— WHAT IS BEING ASKED —
Copy out the data exactly, leaving the pictures behind.

--- Start SUPPLIED INFORMATION ---

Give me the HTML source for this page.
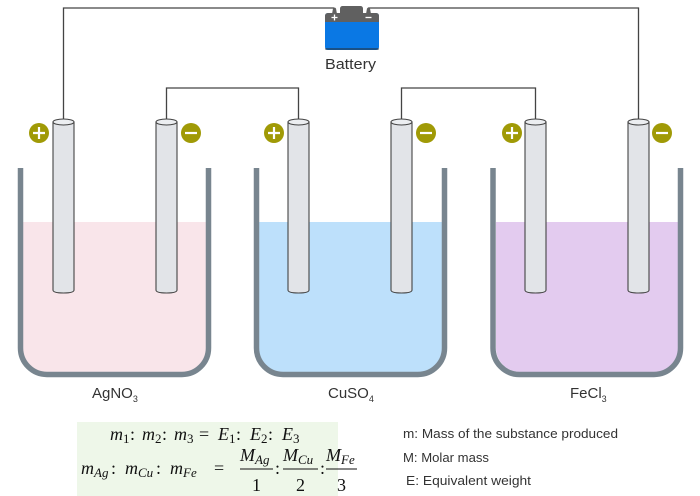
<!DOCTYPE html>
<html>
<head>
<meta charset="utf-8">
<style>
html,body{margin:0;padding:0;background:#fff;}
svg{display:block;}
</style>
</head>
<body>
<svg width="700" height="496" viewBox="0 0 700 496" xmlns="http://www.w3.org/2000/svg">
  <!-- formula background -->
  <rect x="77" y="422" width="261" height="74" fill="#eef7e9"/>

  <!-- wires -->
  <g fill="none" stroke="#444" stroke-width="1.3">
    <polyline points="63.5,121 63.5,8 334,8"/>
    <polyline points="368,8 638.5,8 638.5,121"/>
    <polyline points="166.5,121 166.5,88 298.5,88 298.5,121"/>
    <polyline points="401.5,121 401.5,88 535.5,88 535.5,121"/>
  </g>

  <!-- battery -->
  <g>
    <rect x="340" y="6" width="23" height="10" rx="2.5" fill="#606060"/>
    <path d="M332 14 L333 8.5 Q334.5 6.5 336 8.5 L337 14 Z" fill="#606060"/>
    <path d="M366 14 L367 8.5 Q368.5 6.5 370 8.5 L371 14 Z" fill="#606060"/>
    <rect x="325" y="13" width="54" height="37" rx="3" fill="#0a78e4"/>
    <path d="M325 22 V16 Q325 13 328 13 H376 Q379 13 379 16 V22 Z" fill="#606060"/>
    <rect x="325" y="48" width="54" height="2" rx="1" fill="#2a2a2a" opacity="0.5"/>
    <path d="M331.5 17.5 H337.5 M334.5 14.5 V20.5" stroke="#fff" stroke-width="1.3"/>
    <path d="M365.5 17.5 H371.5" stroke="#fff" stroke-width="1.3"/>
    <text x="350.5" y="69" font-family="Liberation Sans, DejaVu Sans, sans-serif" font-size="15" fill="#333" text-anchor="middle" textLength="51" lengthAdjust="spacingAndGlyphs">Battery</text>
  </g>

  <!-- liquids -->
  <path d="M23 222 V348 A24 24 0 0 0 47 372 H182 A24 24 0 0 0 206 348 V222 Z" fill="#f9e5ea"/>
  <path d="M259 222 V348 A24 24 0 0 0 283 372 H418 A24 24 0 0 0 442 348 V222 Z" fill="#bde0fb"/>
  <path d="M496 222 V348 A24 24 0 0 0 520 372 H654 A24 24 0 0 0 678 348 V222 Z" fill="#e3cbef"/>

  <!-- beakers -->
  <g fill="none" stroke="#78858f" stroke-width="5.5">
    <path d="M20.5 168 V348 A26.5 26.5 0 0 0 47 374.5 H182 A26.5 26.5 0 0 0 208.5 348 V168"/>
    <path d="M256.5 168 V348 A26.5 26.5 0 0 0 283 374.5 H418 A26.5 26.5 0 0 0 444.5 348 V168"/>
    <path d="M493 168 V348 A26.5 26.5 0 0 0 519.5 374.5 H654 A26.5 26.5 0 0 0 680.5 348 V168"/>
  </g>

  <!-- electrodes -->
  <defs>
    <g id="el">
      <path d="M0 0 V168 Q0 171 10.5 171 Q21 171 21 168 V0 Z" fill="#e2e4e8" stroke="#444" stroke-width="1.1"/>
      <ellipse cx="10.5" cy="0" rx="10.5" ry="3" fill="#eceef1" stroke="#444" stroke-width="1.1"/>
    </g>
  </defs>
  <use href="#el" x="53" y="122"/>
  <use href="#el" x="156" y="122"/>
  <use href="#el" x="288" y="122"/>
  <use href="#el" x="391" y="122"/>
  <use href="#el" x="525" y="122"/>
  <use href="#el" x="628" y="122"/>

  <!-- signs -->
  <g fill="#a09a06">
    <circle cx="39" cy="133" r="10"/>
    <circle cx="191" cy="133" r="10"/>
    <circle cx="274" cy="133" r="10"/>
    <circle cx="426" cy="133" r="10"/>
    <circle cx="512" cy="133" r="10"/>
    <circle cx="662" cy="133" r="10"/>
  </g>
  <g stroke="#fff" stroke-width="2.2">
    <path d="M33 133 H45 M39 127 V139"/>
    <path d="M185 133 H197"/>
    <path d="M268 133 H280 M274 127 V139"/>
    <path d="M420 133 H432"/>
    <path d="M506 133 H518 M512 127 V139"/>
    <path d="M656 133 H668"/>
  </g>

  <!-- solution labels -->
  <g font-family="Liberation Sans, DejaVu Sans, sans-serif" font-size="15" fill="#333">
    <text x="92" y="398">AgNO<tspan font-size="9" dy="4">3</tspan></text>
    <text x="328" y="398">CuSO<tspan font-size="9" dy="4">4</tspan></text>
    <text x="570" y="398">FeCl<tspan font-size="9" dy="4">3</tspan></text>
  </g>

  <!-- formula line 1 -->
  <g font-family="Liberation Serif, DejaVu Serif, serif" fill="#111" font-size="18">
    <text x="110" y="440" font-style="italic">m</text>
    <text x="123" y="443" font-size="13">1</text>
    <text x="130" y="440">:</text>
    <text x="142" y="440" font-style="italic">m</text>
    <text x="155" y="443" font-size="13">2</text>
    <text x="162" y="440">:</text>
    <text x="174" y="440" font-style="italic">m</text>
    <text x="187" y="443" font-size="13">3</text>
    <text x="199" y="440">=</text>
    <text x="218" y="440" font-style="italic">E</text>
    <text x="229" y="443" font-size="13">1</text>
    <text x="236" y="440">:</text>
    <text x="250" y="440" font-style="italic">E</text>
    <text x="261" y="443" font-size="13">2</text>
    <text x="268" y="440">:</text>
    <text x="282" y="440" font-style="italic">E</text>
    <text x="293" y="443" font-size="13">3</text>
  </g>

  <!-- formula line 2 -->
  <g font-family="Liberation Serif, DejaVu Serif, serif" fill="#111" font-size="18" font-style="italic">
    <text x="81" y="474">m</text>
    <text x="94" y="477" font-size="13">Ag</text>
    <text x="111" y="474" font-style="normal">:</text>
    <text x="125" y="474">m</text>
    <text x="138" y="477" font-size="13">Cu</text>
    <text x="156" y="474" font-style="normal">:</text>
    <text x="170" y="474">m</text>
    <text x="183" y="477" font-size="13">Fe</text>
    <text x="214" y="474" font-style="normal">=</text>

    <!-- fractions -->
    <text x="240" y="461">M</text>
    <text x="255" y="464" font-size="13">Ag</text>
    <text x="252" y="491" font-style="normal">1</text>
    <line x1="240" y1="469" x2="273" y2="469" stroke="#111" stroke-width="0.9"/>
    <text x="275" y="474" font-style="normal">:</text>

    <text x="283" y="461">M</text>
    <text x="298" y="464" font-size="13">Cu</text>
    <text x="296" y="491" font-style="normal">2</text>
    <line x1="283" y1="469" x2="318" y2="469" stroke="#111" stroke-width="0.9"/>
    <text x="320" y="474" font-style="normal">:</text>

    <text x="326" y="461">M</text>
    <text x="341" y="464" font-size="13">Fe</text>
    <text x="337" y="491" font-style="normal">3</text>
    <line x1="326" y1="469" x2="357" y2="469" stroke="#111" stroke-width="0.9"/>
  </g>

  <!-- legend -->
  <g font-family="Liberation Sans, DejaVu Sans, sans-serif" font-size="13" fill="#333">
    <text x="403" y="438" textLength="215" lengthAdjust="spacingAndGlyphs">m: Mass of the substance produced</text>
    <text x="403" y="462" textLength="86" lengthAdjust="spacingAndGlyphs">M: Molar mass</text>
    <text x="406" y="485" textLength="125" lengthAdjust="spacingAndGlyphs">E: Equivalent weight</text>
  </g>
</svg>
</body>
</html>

--- End SUPPLIED INFORMATION ---

— REPLY —
Give me the HTML source for this page.
<!DOCTYPE html>
<html>
<head>
<meta charset="utf-8">
<style>
html,body{margin:0;padding:0;background:#fff;}
svg{display:block;}
</style>
</head>
<body>
<svg width="700" height="496" viewBox="0 0 700 496" xmlns="http://www.w3.org/2000/svg">
  <!-- formula background -->
  <rect x="77" y="422" width="261" height="74" fill="#eef7e9"/>

  <!-- wires -->
  <g fill="none" stroke="#444" stroke-width="1.3">
    <polyline points="63.5,121 63.5,8 334,8"/>
    <polyline points="368,8 638.5,8 638.5,121"/>
    <polyline points="166.5,121 166.5,88 298.5,88 298.5,121"/>
    <polyline points="401.5,121 401.5,88 535.5,88 535.5,121"/>
  </g>

  <!-- battery -->
  <g>
    <rect x="340" y="6" width="23" height="10" rx="2.5" fill="#606060"/>
    <path d="M332 14 L333 8.5 Q334.5 6.5 336 8.5 L337 14 Z" fill="#606060"/>
    <path d="M366 14 L367 8.5 Q368.5 6.5 370 8.5 L371 14 Z" fill="#606060"/>
    <rect x="325" y="13" width="54" height="37" rx="3" fill="#0a78e4"/>
    <path d="M325 22 V16 Q325 13 328 13 H376 Q379 13 379 16 V22 Z" fill="#606060"/>
    <rect x="325" y="48" width="54" height="2" rx="1" fill="#2a2a2a" opacity="0.5"/>
    <path d="M331.5 17.5 H337.5 M334.5 14.5 V20.5" stroke="#fff" stroke-width="1.3"/>
    <path d="M365.5 17.5 H371.5" stroke="#fff" stroke-width="1.3"/>
    <text x="350.5" y="69" font-family="Liberation Sans, DejaVu Sans, sans-serif" font-size="15" fill="#333" text-anchor="middle" textLength="51" lengthAdjust="spacingAndGlyphs">Battery</text>
  </g>

  <!-- liquids -->
  <path d="M23 222 V348 A24 24 0 0 0 47 372 H182 A24 24 0 0 0 206 348 V222 Z" fill="#f9e5ea"/>
  <path d="M259 222 V348 A24 24 0 0 0 283 372 H418 A24 24 0 0 0 442 348 V222 Z" fill="#bde0fb"/>
  <path d="M496 222 V348 A24 24 0 0 0 520 372 H654 A24 24 0 0 0 678 348 V222 Z" fill="#e3cbef"/>

  <!-- beakers -->
  <g fill="none" stroke="#78858f" stroke-width="5.5">
    <path d="M20.5 168 V348 A26.5 26.5 0 0 0 47 374.5 H182 A26.5 26.5 0 0 0 208.5 348 V168"/>
    <path d="M256.5 168 V348 A26.5 26.5 0 0 0 283 374.5 H418 A26.5 26.5 0 0 0 444.5 348 V168"/>
    <path d="M493 168 V348 A26.5 26.5 0 0 0 519.5 374.5 H654 A26.5 26.5 0 0 0 680.5 348 V168"/>
  </g>

  <!-- electrodes -->
  <defs>
    <g id="el">
      <path d="M0 0 V168 Q0 171 10.5 171 Q21 171 21 168 V0 Z" fill="#e2e4e8" stroke="#444" stroke-width="1.1"/>
      <ellipse cx="10.5" cy="0" rx="10.5" ry="3" fill="#eceef1" stroke="#444" stroke-width="1.1"/>
    </g>
  </defs>
  <use href="#el" x="53" y="122"/>
  <use href="#el" x="156" y="122"/>
  <use href="#el" x="288" y="122"/>
  <use href="#el" x="391" y="122"/>
  <use href="#el" x="525" y="122"/>
  <use href="#el" x="628" y="122"/>

  <!-- signs -->
  <g fill="#a09a06">
    <circle cx="39" cy="133" r="10"/>
    <circle cx="191" cy="133" r="10"/>
    <circle cx="274" cy="133" r="10"/>
    <circle cx="426" cy="133" r="10"/>
    <circle cx="512" cy="133" r="10"/>
    <circle cx="662" cy="133" r="10"/>
  </g>
  <g stroke="#fff" stroke-width="2.2">
    <path d="M33 133 H45 M39 127 V139"/>
    <path d="M185 133 H197"/>
    <path d="M268 133 H280 M274 127 V139"/>
    <path d="M420 133 H432"/>
    <path d="M506 133 H518 M512 127 V139"/>
    <path d="M656 133 H668"/>
  </g>

  <!-- solution labels -->
  <g font-family="Liberation Sans, DejaVu Sans, sans-serif" font-size="15" fill="#333">
    <text x="92" y="398">AgNO<tspan font-size="9" dy="4">3</tspan></text>
    <text x="328" y="398">CuSO<tspan font-size="9" dy="4">4</tspan></text>
    <text x="570" y="398">FeCl<tspan font-size="9" dy="4">3</tspan></text>
  </g>

  <!-- formula line 1 -->
  <g font-family="Liberation Serif, DejaVu Serif, serif" fill="#111" font-size="18">
    <text x="110" y="440" font-style="italic">m</text>
    <text x="123" y="443" font-size="13">1</text>
    <text x="130" y="440">:</text>
    <text x="142" y="440" font-style="italic">m</text>
    <text x="155" y="443" font-size="13">2</text>
    <text x="162" y="440">:</text>
    <text x="174" y="440" font-style="italic">m</text>
    <text x="187" y="443" font-size="13">3</text>
    <text x="199" y="440">=</text>
    <text x="218" y="440" font-style="italic">E</text>
    <text x="229" y="443" font-size="13">1</text>
    <text x="236" y="440">:</text>
    <text x="250" y="440" font-style="italic">E</text>
    <text x="261" y="443" font-size="13">2</text>
    <text x="268" y="440">:</text>
    <text x="282" y="440" font-style="italic">E</text>
    <text x="293" y="443" font-size="13">3</text>
  </g>

  <!-- formula line 2 -->
  <g font-family="Liberation Serif, DejaVu Serif, serif" fill="#111" font-size="18" font-style="italic">
    <text x="81" y="474">m</text>
    <text x="94" y="477" font-size="13">Ag</text>
    <text x="111" y="474" font-style="normal">:</text>
    <text x="125" y="474">m</text>
    <text x="138" y="477" font-size="13">Cu</text>
    <text x="156" y="474" font-style="normal">:</text>
    <text x="170" y="474">m</text>
    <text x="183" y="477" font-size="13">Fe</text>
    <text x="214" y="474" font-style="normal">=</text>

    <!-- fractions -->
    <text x="240" y="461">M</text>
    <text x="255" y="464" font-size="13">Ag</text>
    <text x="252" y="491" font-style="normal">1</text>
    <line x1="240" y1="469" x2="273" y2="469" stroke="#111" stroke-width="0.9"/>
    <text x="275" y="474" font-style="normal">:</text>

    <text x="283" y="461">M</text>
    <text x="298" y="464" font-size="13">Cu</text>
    <text x="296" y="491" font-style="normal">2</text>
    <line x1="283" y1="469" x2="318" y2="469" stroke="#111" stroke-width="0.9"/>
    <text x="320" y="474" font-style="normal">:</text>

    <text x="326" y="461">M</text>
    <text x="341" y="464" font-size="13">Fe</text>
    <text x="337" y="491" font-style="normal">3</text>
    <line x1="326" y1="469" x2="357" y2="469" stroke="#111" stroke-width="0.9"/>
  </g>

  <!-- legend -->
  <g font-family="Liberation Sans, DejaVu Sans, sans-serif" font-size="13" fill="#333">
    <text x="403" y="438" textLength="215" lengthAdjust="spacingAndGlyphs">m: Mass of the substance produced</text>
    <text x="403" y="462" textLength="86" lengthAdjust="spacingAndGlyphs">M: Molar mass</text>
    <text x="406" y="485" textLength="125" lengthAdjust="spacingAndGlyphs">E: Equivalent weight</text>
  </g>
</svg>
</body>
</html>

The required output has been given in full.